Prompt :: Return all entries precisely as they stand, without the images.
begin Supplied records
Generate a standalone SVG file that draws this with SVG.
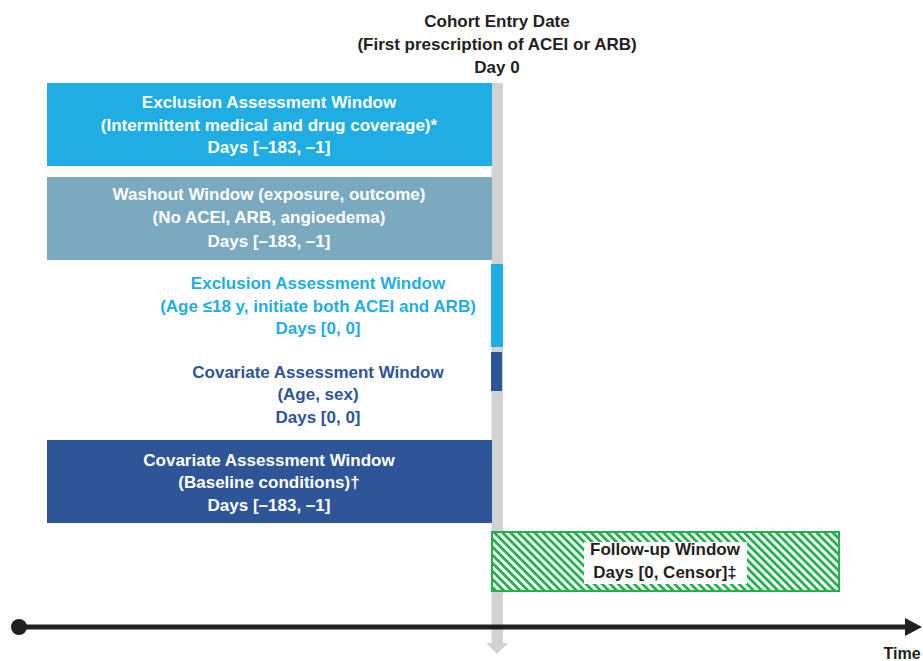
<svg xmlns="http://www.w3.org/2000/svg" width="923" height="661" viewBox="0 0 923 661">
<defs>
<style>
text{font-family:"Liberation Sans",Arial,sans-serif;font-weight:bold;font-size:17px;text-anchor:middle}
.dk{fill:#231F20}
.wh{fill:#FFFFFF}
.lb{fill:#1FADE4}
.db{fill:#2E5597}
</style>
<pattern id="hatch" patternUnits="userSpaceOnUse" width="5.7" height="5.7" patternTransform="rotate(-45)">
<rect width="5.7" height="5.7" fill="#FFFFFF"/>
<rect width="2.8" height="5.7" fill="#22B04B"/>
</pattern>
</defs>
<rect width="923" height="661" fill="#FFFFFF"/>

<g id="header">
<text class="dk" x="497" y="27">Cohort Entry Date</text>
<text class="dk" x="497" y="50">(First prescription of ACEI or ARB)</text>
<text class="dk" x="497" y="73">Day 0</text>
</g>

<g id="day0-axis">
<rect x="491.5" y="83" width="11.5" height="560" fill="#D1D2D4"/>
<polygon points="486,643 508,643 497,654" fill="#D1D2D4"/>
</g>

<g id="exclusion-window-1">
<rect x="47" y="83" width="445" height="83" fill="#1FADE4"/>
<text class="wh" x="269" y="108">Exclusion Assessment Window</text>
<text class="wh" x="269" y="131">(Intermittent medical and drug coverage)*</text>
<text class="wh" x="269" y="153">Days [–183, –1]</text>
</g>

<g id="washout-window">
<rect x="47" y="177" width="445" height="83" fill="#7BA9C0"/>
<text class="wh" x="269" y="200">Washout Window (exposure, outcome)</text>
<text class="wh" x="269" y="223">(No ACEI, ARB, angioedema)</text>
<text class="wh" x="269" y="247">Days [–183, –1]</text>
</g>

<g id="exclusion-window-2">
<rect x="491" y="264" width="12" height="83" fill="#1FADE4"/>
<text class="lb" x="318" y="289">Exclusion Assessment Window</text>
<text class="lb" x="318" y="312">(Age ≤18 y, initiate both ACEI and ARB)</text>
<text class="lb" x="318" y="334">Days [0, 0]</text>
</g>

<g id="covariate-window-1">
<rect x="491" y="352" width="11" height="39" fill="#2E5597"/>
<text class="db" x="318" y="378">Covariate Assessment Window</text>
<text class="db" x="318" y="400">(Age, sex)</text>
<text class="db" x="318" y="423">Days [0, 0]</text>
</g>

<g id="covariate-window-2">
<rect x="47" y="440" width="445" height="83" fill="#2E5597"/>
<text class="wh" x="269" y="466">Covariate Assessment Window</text>
<text class="wh" x="269" y="488">(Baseline conditions)†</text>
<text class="wh" x="269" y="511">Days [–183, –1]</text>
</g>

<g id="follow-up-window">
<rect x="492" y="532" width="347" height="59" fill="url(#hatch)" stroke="#22B04B" stroke-width="2"/>
<rect x="584" y="542" width="163" height="42" fill="#FFFFFF"/>
<text class="dk" x="665" y="555">Follow-up Window</text>
<text class="dk" x="665" y="578">Days [0, Censor]‡</text>
</g>

<g id="connectors">
<line x1="19" y1="627" x2="906" y2="627" stroke="#231F20" stroke-width="5"/>
<circle cx="19" cy="627" r="8" fill="#231F20"/>
<polygon points="905,618 922,627 905,636" fill="#231F20"/>
</g>

<g id="time-label">
<text class="dk" x="902" y="659" style="font-size:16px">Time</text>
</g>
</svg>
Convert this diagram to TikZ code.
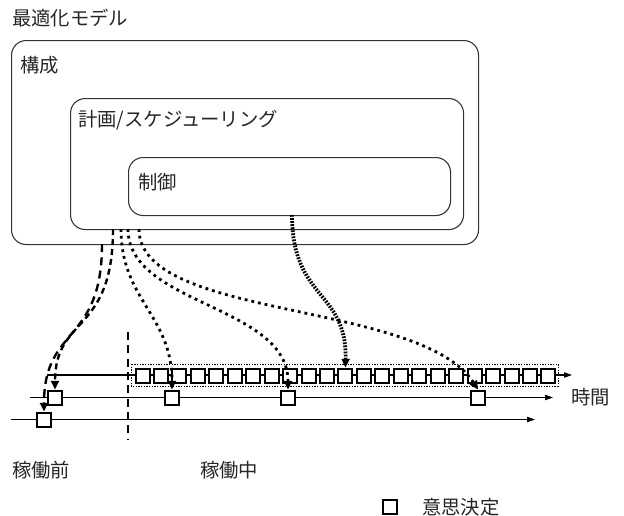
\documentclass[tikz,border=0pt]{standalone}
\usepackage{fontspec}
\setmainfont{Noto Sans CJK JP}
\usetikzlibrary{arrows.meta}
\begin{document}
\begin{tikzpicture}[x=0.75pt,y=-0.75pt,
 lbl/.style={font=\fontsize{14.5pt}{16pt}\selectfont, inner sep=0pt, anchor=west, text=black!85},
 frame/.style={draw=black!80, line width=0.8pt, rounded corners=11pt, inner sep=0pt, anchor=north west},
 ev/.style={draw, line width=1.5pt, fill=white, minimum size=10.5pt, inner sep=0pt},
 axis/.style={line width=0.8pt, -{Triangle[length=6pt,width=4pt]}},
 tip/.style={-{Triangle[length=6.5pt,width=6pt]}},
 dashlong/.style={line width=1.8pt, dash pattern=on 6pt off 4pt, tip},
 dashmid/.style={line width=1.8pt, dash pattern=on 4.5pt off 3pt, tip},
 dotline/.style={line width=2.1pt, dash pattern=on 2.1pt off 3pt, tip},
 densedot/.style={line width=2.8pt, dash pattern=on 1.3pt off 1pt, tip},
 phase/.style={line width=1.3pt, dash pattern=on 6pt off 4pt},
]
\useasboundingbox (0,0) rectangle (624,515);

% frames
\node[frame, minimum width=350.25pt, minimum height=153pt] (outer) at (11,40) {};
\node[frame, minimum width=294.75pt, minimum height=98.25pt] (plan) at (70,98) {};
\node[frame, minimum width=241.5pt, minimum height=43.5pt] (ctrl) at (128,157) {};

\node[lbl] (title) at (12,18) {最適化モデル};
\node[lbl] (tconf) at (20,65) {構成};
\node[lbl] (tplan) at (78,120) {計画/スケジューリング};
\node[lbl] (tctrl) at (138,182) {制御};

% time lines
\coordinate (l1s) at (47,375);  \coordinate (l1e) at (572,375);
\coordinate (l2s) at (30,397.5);  \coordinate (l2e) at (553,397.5);
\coordinate (l3s) at (11,419.5);  \coordinate (l3e) at (535,419.5);
\draw[axis] (l1s) -- (l1e);
\draw[axis] (l2s) -- (l2e);
\draw[axis] (l3s) -- (l3e);

% container of control decisions
\draw[line width=0.6pt, dash pattern=on 1pt off 1pt] (131,364) rectangle (558,386);
\foreach \i in {0,...,22} {
  \node[ev] (t\i) at ({142.5+\i*18.45},375.5) {};
}

% decisions
\node[ev] (m1) at (55,397.5) {};
\node[ev] (m2) at (172,397.5) {};
\node[ev] (m3) at (288,397.5) {};
\node[ev] (m4) at (478,397.5) {};
\node[ev] (b1) at (44,419.5) {};

\node[lbl] (time) at (571,397) {時間};

% phase separator
\coordinate (v1) at (128,332);
\coordinate (v2) at (128,440);
\draw[phase] (v1) -- (v2);

\node[lbl] (pre) at (12,470) {稼働前};
\node[lbl] (run) at (200,470) {稼働中};

% legend
\node[ev] (leg) at (390,507) {};
\node[lbl] (legt) at (422,507) {意思決定};

% connectors
\coordinate (s0) at (102,244);
\coordinate (s1) at (113,229);
\coordinate (s2) at (121,229);
\coordinate (s3) at (128,229);
\coordinate (s4) at (139,229);
\coordinate (s5) at (292,215);

\draw[dashlong] (s0) .. controls (102,345) and (44,325) .. (b1.north);
\draw[dashmid] (s1) .. controls (113,335) and (55,315) .. (m1.north);
\draw[dotline] (s2) .. controls (121,300) and (172,315) .. (m2.north);
\draw[dotline] (s3) .. controls (128,305) and (288,305) .. (m3.north);
\draw[dotline] (s4) .. controls (139,320) and (420,300) .. (m4.north);
\draw[densedot] (s5) .. controls (292,300) and (347,290) .. (t11.north);
\end{tikzpicture}
\end{document}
end Supplied records
Correct output ::
Generate a standalone SVG file that draws this with SVG.
<svg xmlns="http://www.w3.org/2000/svg" width="923" height="661" viewBox="0 0 923 661">
<defs>
<style>
text{font-family:"Liberation Sans",Arial,sans-serif;font-weight:bold;font-size:17px;text-anchor:middle}
.dk{fill:#231F20}
.wh{fill:#FFFFFF}
.lb{fill:#1FADE4}
.db{fill:#2E5597}
</style>
<pattern id="hatch" patternUnits="userSpaceOnUse" width="5.7" height="5.7" patternTransform="rotate(-45)">
<rect width="5.7" height="5.7" fill="#FFFFFF"/>
<rect width="2.8" height="5.7" fill="#22B04B"/>
</pattern>
</defs>
<rect width="923" height="661" fill="#FFFFFF"/>

<g id="header">
<text class="dk" x="497" y="27">Cohort Entry Date</text>
<text class="dk" x="497" y="50">(First prescription of ACEI or ARB)</text>
<text class="dk" x="497" y="73">Day 0</text>
</g>

<g id="day0-axis">
<rect x="491.5" y="83" width="11.5" height="560" fill="#D1D2D4"/>
<polygon points="486,643 508,643 497,654" fill="#D1D2D4"/>
</g>

<g id="exclusion-window-1">
<rect x="47" y="83" width="445" height="83" fill="#1FADE4"/>
<text class="wh" x="269" y="108">Exclusion Assessment Window</text>
<text class="wh" x="269" y="131">(Intermittent medical and drug coverage)*</text>
<text class="wh" x="269" y="153">Days [–183, –1]</text>
</g>

<g id="washout-window">
<rect x="47" y="177" width="445" height="83" fill="#7BA9C0"/>
<text class="wh" x="269" y="200">Washout Window (exposure, outcome)</text>
<text class="wh" x="269" y="223">(No ACEI, ARB, angioedema)</text>
<text class="wh" x="269" y="247">Days [–183, –1]</text>
</g>

<g id="exclusion-window-2">
<rect x="491" y="264" width="12" height="83" fill="#1FADE4"/>
<text class="lb" x="318" y="289">Exclusion Assessment Window</text>
<text class="lb" x="318" y="312">(Age ≤18 y, initiate both ACEI and ARB)</text>
<text class="lb" x="318" y="334">Days [0, 0]</text>
</g>

<g id="covariate-window-1">
<rect x="491" y="352" width="11" height="39" fill="#2E5597"/>
<text class="db" x="318" y="378">Covariate Assessment Window</text>
<text class="db" x="318" y="400">(Age, sex)</text>
<text class="db" x="318" y="423">Days [0, 0]</text>
</g>

<g id="covariate-window-2">
<rect x="47" y="440" width="445" height="83" fill="#2E5597"/>
<text class="wh" x="269" y="466">Covariate Assessment Window</text>
<text class="wh" x="269" y="488">(Baseline conditions)†</text>
<text class="wh" x="269" y="511">Days [–183, –1]</text>
</g>

<g id="follow-up-window">
<rect x="492" y="532" width="347" height="59" fill="url(#hatch)" stroke="#22B04B" stroke-width="2"/>
<rect x="584" y="542" width="163" height="42" fill="#FFFFFF"/>
<text class="dk" x="665" y="555">Follow-up Window</text>
<text class="dk" x="665" y="578">Days [0, Censor]‡</text>
</g>

<g id="connectors">
<line x1="19" y1="627" x2="906" y2="627" stroke="#231F20" stroke-width="5"/>
<circle cx="19" cy="627" r="8" fill="#231F20"/>
<polygon points="905,618 922,627 905,636" fill="#231F20"/>
</g>

<g id="time-label">
<text class="dk" x="902" y="659" style="font-size:16px">Time</text>
</g>
</svg>
Convert this diagram to TikZ code.
\documentclass[tikz,border=0pt]{standalone}
\usepackage{fontspec}
\setmainfont{Noto Sans CJK JP}
\usetikzlibrary{arrows.meta}
\begin{document}
\begin{tikzpicture}[x=0.75pt,y=-0.75pt,
 lbl/.style={font=\fontsize{14.5pt}{16pt}\selectfont, inner sep=0pt, anchor=west, text=black!85},
 frame/.style={draw=black!80, line width=0.8pt, rounded corners=11pt, inner sep=0pt, anchor=north west},
 ev/.style={draw, line width=1.5pt, fill=white, minimum size=10.5pt, inner sep=0pt},
 axis/.style={line width=0.8pt, -{Triangle[length=6pt,width=4pt]}},
 tip/.style={-{Triangle[length=6.5pt,width=6pt]}},
 dashlong/.style={line width=1.8pt, dash pattern=on 6pt off 4pt, tip},
 dashmid/.style={line width=1.8pt, dash pattern=on 4.5pt off 3pt, tip},
 dotline/.style={line width=2.1pt, dash pattern=on 2.1pt off 3pt, tip},
 densedot/.style={line width=2.8pt, dash pattern=on 1.3pt off 1pt, tip},
 phase/.style={line width=1.3pt, dash pattern=on 6pt off 4pt},
]
\useasboundingbox (0,0) rectangle (624,515);

% frames
\node[frame, minimum width=350.25pt, minimum height=153pt] (outer) at (11,40) {};
\node[frame, minimum width=294.75pt, minimum height=98.25pt] (plan) at (70,98) {};
\node[frame, minimum width=241.5pt, minimum height=43.5pt] (ctrl) at (128,157) {};

\node[lbl] (title) at (12,18) {最適化モデル};
\node[lbl] (tconf) at (20,65) {構成};
\node[lbl] (tplan) at (78,120) {計画/スケジューリング};
\node[lbl] (tctrl) at (138,182) {制御};

% time lines
\coordinate (l1s) at (47,375);  \coordinate (l1e) at (572,375);
\coordinate (l2s) at (30,397.5);  \coordinate (l2e) at (553,397.5);
\coordinate (l3s) at (11,419.5);  \coordinate (l3e) at (535,419.5);
\draw[axis] (l1s) -- (l1e);
\draw[axis] (l2s) -- (l2e);
\draw[axis] (l3s) -- (l3e);

% container of control decisions
\draw[line width=0.6pt, dash pattern=on 1pt off 1pt] (131,364) rectangle (558,386);
\foreach \i in {0,...,22} {
  \node[ev] (t\i) at ({142.5+\i*18.45},375.5) {};
}

% decisions
\node[ev] (m1) at (55,397.5) {};
\node[ev] (m2) at (172,397.5) {};
\node[ev] (m3) at (288,397.5) {};
\node[ev] (m4) at (478,397.5) {};
\node[ev] (b1) at (44,419.5) {};

\node[lbl] (time) at (571,397) {時間};

% phase separator
\coordinate (v1) at (128,332);
\coordinate (v2) at (128,440);
\draw[phase] (v1) -- (v2);

\node[lbl] (pre) at (12,470) {稼働前};
\node[lbl] (run) at (200,470) {稼働中};

% legend
\node[ev] (leg) at (390,507) {};
\node[lbl] (legt) at (422,507) {意思決定};

% connectors
\coordinate (s0) at (102,244);
\coordinate (s1) at (113,229);
\coordinate (s2) at (121,229);
\coordinate (s3) at (128,229);
\coordinate (s4) at (139,229);
\coordinate (s5) at (292,215);

\draw[dashlong] (s0) .. controls (102,345) and (44,325) .. (b1.north);
\draw[dashmid] (s1) .. controls (113,335) and (55,315) .. (m1.north);
\draw[dotline] (s2) .. controls (121,300) and (172,315) .. (m2.north);
\draw[dotline] (s3) .. controls (128,305) and (288,305) .. (m3.north);
\draw[dotline] (s4) .. controls (139,320) and (420,300) .. (m4.north);
\draw[densedot] (s5) .. controls (292,300) and (347,290) .. (t11.north);
\end{tikzpicture}
\end{document}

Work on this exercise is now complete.